What it is? One of only four former Planters Peanut shops still operating in the U.S.
Why go? There's a reason the expression "kid in a candy store" exists. Nestled in the Arcade downtown, this small store serves fresh nuts (roasted daily), chocolates, candy, ice cream and other stuff kids love. Nostalgia factor: This store has been around long enough (since 1927) that it can remember when chocolate wasn't stocked because there was no air conditioning to keep it from melting.
What it is? The city's leading museum, an educational homage to all things country music, i.e. what makes Nashville Music City.
Why go? The Taylor Swift Education Center is an interactive space upstairs in the museum where kids (and parents) can think creatively about songwriting and music making and, during scheduled programs, learn to play instruments, too. Check schedules for program times before you go.

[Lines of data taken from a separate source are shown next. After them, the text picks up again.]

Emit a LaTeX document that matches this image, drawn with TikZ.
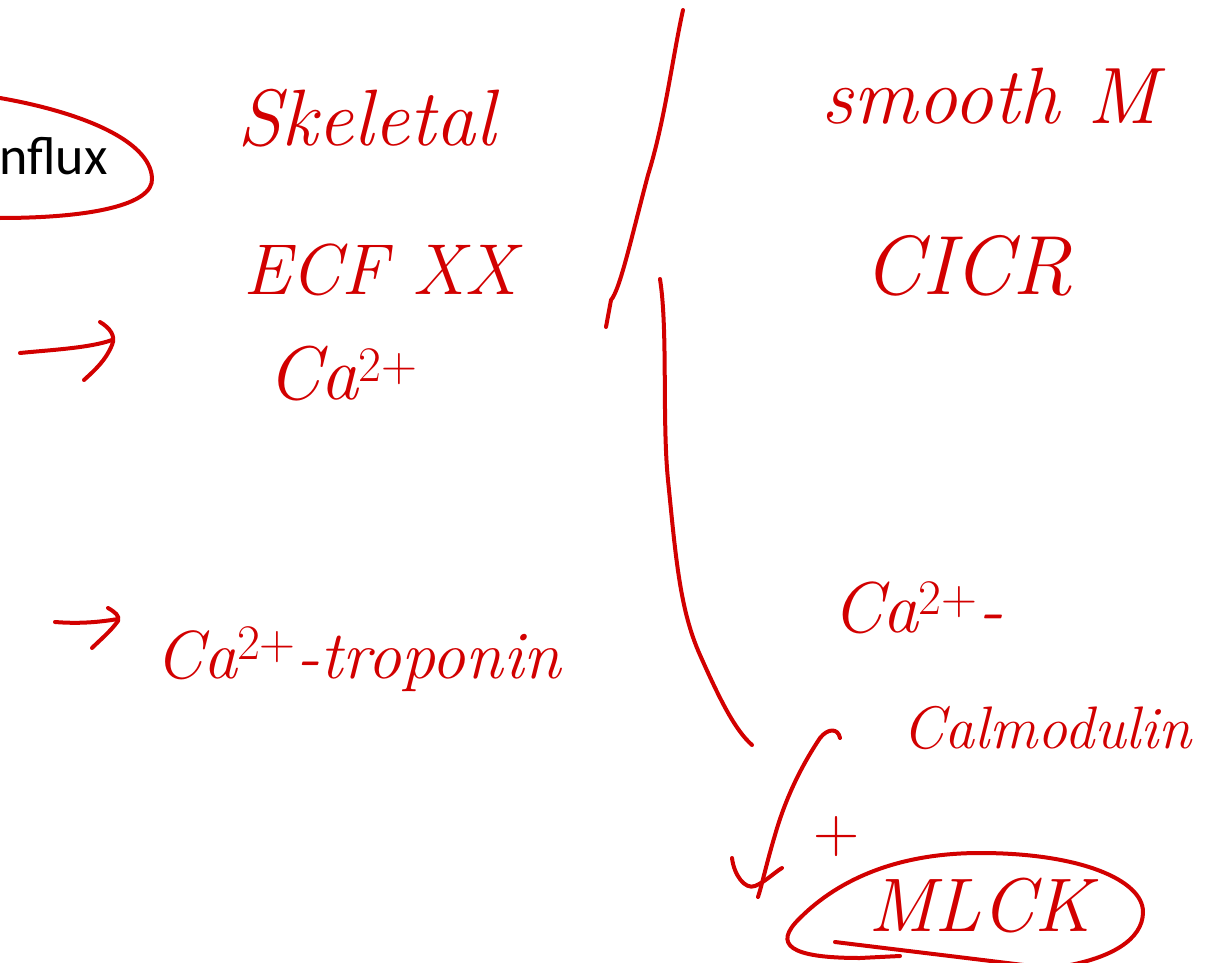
\documentclass[tikz,border=0pt]{standalone}
\usepackage{fontspec}
\newfontfamily\calib{Carlito}
\definecolor{ink}{RGB}{210,0,0}
\newcommand{\fs}[1]{\fontsize{#1}{#1}\selectfont}
\begin{document}
\begin{tikzpicture}[x=0.5pt,y=-0.5pt,
  pen/.style={draw=ink, line width=2pt, line cap=round, line join=round},
  hand/.style={text=ink, inner sep=0pt, font=\itshape}]
\useasboundingbox (0,0) rectangle (1211,963);
% left: influx
\node[anchor=base east, inner sep=0pt, font=\calib\fs{27}] (influx) at (108,175) {influx};
\draw[pen] (0,98) .. controls (80,112) and (150,140) .. (152,178)
           .. controls (154,205) and (90,218) .. (0,218);
% skeletal column
\node[hand, font=\itshape\fs{40}] (skeletal) at (366,118) {Skeletal};
\node[hand, font=\itshape\fs{36}] (ecf) at (380,270) {ECF XX};
\node[hand, font=\itshape\fs{38}] (ca1) at (343,374) {Ca$^{2+}$};
\node[hand, font=\itshape\fs{34}, anchor=base west] (trop) at (155,678) {Ca$^{2+}$-troponin};
% arrows on the left
\coordinate (a1s) at (20,353);
\coordinate (a1e) at (112,340);
\draw[pen] (a1s) .. controls (50,350) and (90,348) .. (a1e);
\draw[pen] (100,322) .. controls (110,328) and (116,336) .. (112,345) .. controls (106,360) and (95,370) .. (84,380);
\coordinate (a2s) at (55,622);
\coordinate (a2e) at (118,619);
\draw[pen] (a2s) .. controls (80,624) and (100,622) .. (a2e);
\draw[pen] (108,608) .. controls (115,612) and (120,616) .. (118,621) .. controls (110,632) and (100,640) .. (92,648);
% dividers
\coordinate (d1) at (683,10);
\coordinate (d2) at (606,327);
\draw[pen] (d1) .. controls (672,60) and (665,120) .. (648,175)
           .. controls (632,235) and (620,290) .. (611,300) -- (d2);
\coordinate (c1) at (660,279);
\coordinate (c2) at (752,745);
\draw[pen] (c1) .. controls (668,330) and (662,420) .. (668,480)
           .. controls (676,560) and (680,610) .. (700,655)
           .. controls (720,700) and (735,730) .. (c2);
% smooth column
\node[hand, font=\itshape\fs{40}] (smooth) at (990,96) {smooth M};
\node[hand, font=\itshape\fs{42}] (cicr) at (968,266) {CICR};
\node[hand, font=\itshape\fs{36}] (ca2) at (918,608) {Ca$^{2+}$-};
\node[hand, font=\itshape\fs{30}] (calm) at (1047,728) {Calmodulin};
\node[hand, font=\fs{32}] (plus) at (837,837) {+};
\node[hand, font=\itshape\fs{38}] (mlck) at (980,906) {MLCK};
% arrow calmodulin -> MLCK
\coordinate (m1) at (840,738);
\coordinate (m2) at (758,897);
\draw[pen] (m1) .. controls (838,728) and (828,728) .. (820,738)
           .. controls (800,768) and (785,800) .. (775,835)
           .. controls (766,865) and (762,885) .. (m2);
\draw[pen] (732,858) .. controls (734,875) and (745,890) .. (755,886)
           .. controls (765,882) and (775,872) .. (782,868);
% ellipse round MLCK
\draw[pen] (1065,966) .. controls (1110,958) and (1143,940) .. (1143,912)
           .. controls (1143,880) and (1080,853) .. (980,853)
           .. controls (900,853) and (840,878) .. (800,918)
           .. controls (772,945) and (790,958) .. (860,958)
           -- (900,956);
\draw[pen] (835,942) .. controls (900,950) and (1000,962) .. (1080,972);
\end{tikzpicture}
\end{document}
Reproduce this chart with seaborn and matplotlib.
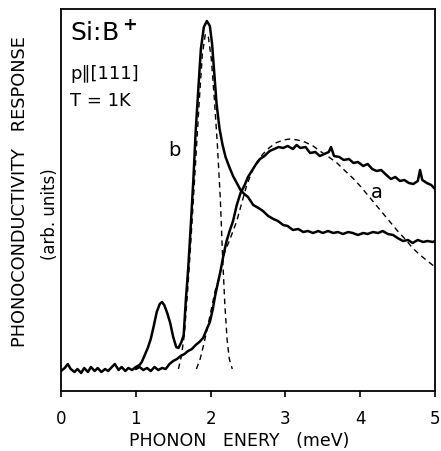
import matplotlib
matplotlib.use("Agg")
import matplotlib.pyplot as plt
import numpy as np
import pandas as pd
import seaborn as sns

# 曲线数据 (x: 声子能量 meV, y: 任意单位)
B_SOLID = [
    (0.00, 20), (0.05, 23), (0.09, 27), (0.13, 22), (0.18, 19), (0.22, 22),
    (0.27, 18), (0.31, 23), (0.36, 19), (0.40, 24), (0.45, 20), (0.49, 23),
    (0.54, 19), (0.59, 22), (0.63, 20), (0.68, 24), (0.72, 27), (0.77, 21),
    (0.81, 24), (0.86, 20), (0.90, 23), (0.95, 21), (1.00, 24), (1.05, 26),
    (1.08, 29), (1.12, 36), (1.16, 43), (1.20, 52), (1.24, 65), (1.28, 79),
    (1.32, 87), (1.35, 89), (1.38, 86), (1.42, 78), (1.46, 68), (1.50, 54),
    (1.54, 44), (1.57, 43), (1.61, 49), (1.64, 56), (1.67, 92), (1.70, 122),
    (1.73, 159), (1.77, 212), (1.80, 259), (1.84, 307), (1.87, 342), (1.91, 364),
    (1.95, 370), (1.99, 365), (2.02, 347), (2.05, 317), (2.08, 287), (2.12, 262),
    (2.16, 246), (2.20, 234), (2.25, 224), (2.30, 215), (2.35, 208), (2.40, 201),
    (2.45, 197), (2.50, 194), (2.57, 186), (2.64, 183), (2.70, 180), (2.77, 175),
    (2.84, 172), (2.90, 170), (2.97, 166), (3.03, 165), (3.10, 161), (3.17, 162),
    (3.24, 159), (3.30, 160), (3.37, 158), (3.44, 160), (3.50, 158), (3.57, 160),
    (3.64, 158), (3.70, 159), (3.77, 157), (3.84, 159), (3.90, 158), (3.97, 156),
    (4.04, 158), (4.10, 157), (4.17, 159), (4.24, 158), (4.30, 160), (4.37, 157),
    (4.44, 156), (4.50, 153), (4.57, 150), (4.64, 151), (4.70, 148), (4.77, 151),
    (4.84, 149), (4.90, 150), (4.97, 149), (5.00, 150),
]

A_SOLID = [
    (1.00, 22), (1.05, 24), (1.10, 21), (1.15, 23), (1.20, 20), (1.25, 24),
    (1.30, 21), (1.35, 23), (1.40, 22), (1.45, 27), (1.50, 30), (1.55, 32),
    (1.60, 35), (1.65, 37), (1.70, 40), (1.75, 42), (1.80, 46), (1.85, 49),
    (1.90, 53), (1.95, 62), (1.99, 69), (2.03, 82), (2.06, 95), (2.10, 109),
    (2.13, 119), (2.17, 135), (2.21, 149), (2.25, 159), (2.30, 170), (2.35, 186),
    (2.40, 198), (2.45, 205), (2.50, 214), (2.55, 220), (2.60, 226), (2.66, 232),
    (2.72, 235), (2.79, 240), (2.85, 242), (2.91, 244), (2.97, 243), (3.03, 245),
    (3.10, 242), (3.15, 246), (3.20, 243), (3.27, 244), (3.33, 238), (3.40, 239),
    (3.46, 235), (3.52, 237), (3.58, 239), (3.61, 244), (3.65, 235), (3.72, 234),
    (3.78, 231), (3.85, 232), (3.91, 228), (3.97, 229), (4.04, 225), (4.10, 227),
    (4.16, 222), (4.22, 220), (4.28, 221), (4.35, 216), (4.41, 212), (4.47, 214),
    (4.53, 210), (4.59, 211), (4.65, 208), (4.71, 207), (4.77, 210), (4.80, 221),
    (4.83, 211), (4.89, 208), (4.95, 206), (5.00, 202),
]

B_FIT = [
    (1.57, 22), (1.61, 35), (1.65, 57), (1.69, 97), (1.73, 142), (1.77, 192),
    (1.81, 242), (1.85, 292), (1.89, 337), (1.93, 357), (1.97, 354), (2.01, 332),
    (2.05, 292), (2.09, 247), (2.13, 192), (2.16, 135), (2.19, 87), (2.22, 52),
    (2.25, 32), (2.29, 22),
]

A_FIT = [
    (1.81, 22), (1.86, 32), (1.91, 47), (1.96, 64), (2.01, 82), (2.06, 100),
    (2.11, 112), (2.16, 129), (2.19, 139), (2.27, 154), (2.35, 170), (2.42, 189),
    (2.48, 205), (2.55, 219), (2.62, 229), (2.70, 237), (2.78, 243), (2.87, 248),
    (2.97, 251), (3.06, 252), (3.16, 251), (3.26, 249), (3.37, 245), (3.48, 239),
    (3.58, 234), (3.69, 228), (3.80, 220), (3.90, 213), (4.00, 205), (4.10, 196),
    (4.20, 187), (4.30, 178), (4.40, 169), (4.50, 160), (4.60, 152), (4.70, 143),
    (4.80, 136), (4.90, 130), (5.00, 124),
]

X_TICKS = [0, 1, 2, 3, 4, 5]

sns.set_theme(style="ticks")
plt.rcParams["font.family"] = ["DejaVu Sans"]
plt.rcParams["text.color"] = "black"
plt.rcParams["axes.labelcolor"] = "black"

fig = plt.figure(figsize=(4.41, 4.52), dpi=100)
ax = fig.add_axes([61 / 441, 1 - 392 / 452, (435 - 61) / 441, (392 - 10) / 452])

dash = (0, (4, 3))
for data, ls, lw in [(B_SOLID, "-", 1.8), (A_SOLID, "-", 1.8),
                     (B_FIT, dash, 1.0), (A_FIT, dash, 1.0)]:
    df = pd.DataFrame(data, columns=["x", "y"])
    sns.lineplot(data=df, x="x", y="y", ax=ax, color="black", linewidth=lw,
                 estimator=None, sort=False)
    ax.lines[-1].set_linestyle(ls)

ax.set_xlim(0, 5)
ax.set_ylim(0, 382)
ax.set_xticks(X_TICKS)
ax.set_yticks([])
ax.tick_params(axis="x", direction="out", length=4, width=1.2, pad=9,
               labelsize=12, colors="black")
for sp in ax.spines.values():
    sp.set_visible(True)
    sp.set_color("black")
    sp.set_linewidth(1.3)
ax.set_xlabel("")
ax.set_ylabel("")

# 曲线标记
ax.text(1.52, 242, "b", fontsize=14, ha="center", va="center")
ax.text(4.22, 199, "a", fontsize=14, ha="center", va="center")

# 左上角说明文字
ax.text(0.025, 0.975, "Si:B$^{\\bf +}$", transform=ax.transAxes, fontsize=18,
        ha="left", va="top")
ax.text(0.025, 0.855, "p\u2225[111]", transform=ax.transAxes, fontsize=13,
        ha="left", va="top")
ax.text(0.025, 0.785, "T = 1K", transform=ax.transAxes, fontsize=13,
        ha="left", va="top")

# 坐标轴标题
fig.text(239 / 441, 1 - 441 / 452, "PHONON   ENERY   (meV)", fontsize=12.5,
         ha="center", va="center")
fig.text(20 / 441, 1 - 192 / 452, "PHONOCONDUCTIVITY   RESPONSE", fontsize=12.8,
         rotation=90, ha="center", va="center")
fig.text(50 / 441, 1 - 214 / 452, "(arb. units)", fontsize=12,
         rotation=90, ha="center", va="center")

fig.savefig("out.png", dpi=100, facecolor="white")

What it is? Nashville’s legendary candy company, selling sweets for more than a century.
Why go? This flagship red, white and blue shop it serves its full array of sweets. In addition to the store-bought varieties, you'll find some only made in this open kitchen. Watch the dessert bar chef create something you’ll love (even if your dentist doesn’t), from floats to pies to cheesecake.
What it is? A museum, based in an old Sunbeam Bakery, boasting the largest collection of European cars and motorcycles in the country.
Why go? You’ll find all manner of automobiles, from early hybrids and steam engines to a car that’s so small it can be “reversed” by picking it up with a lever and putting it down facing the other direction. The amphibious cars are a crowd-pleaser, too.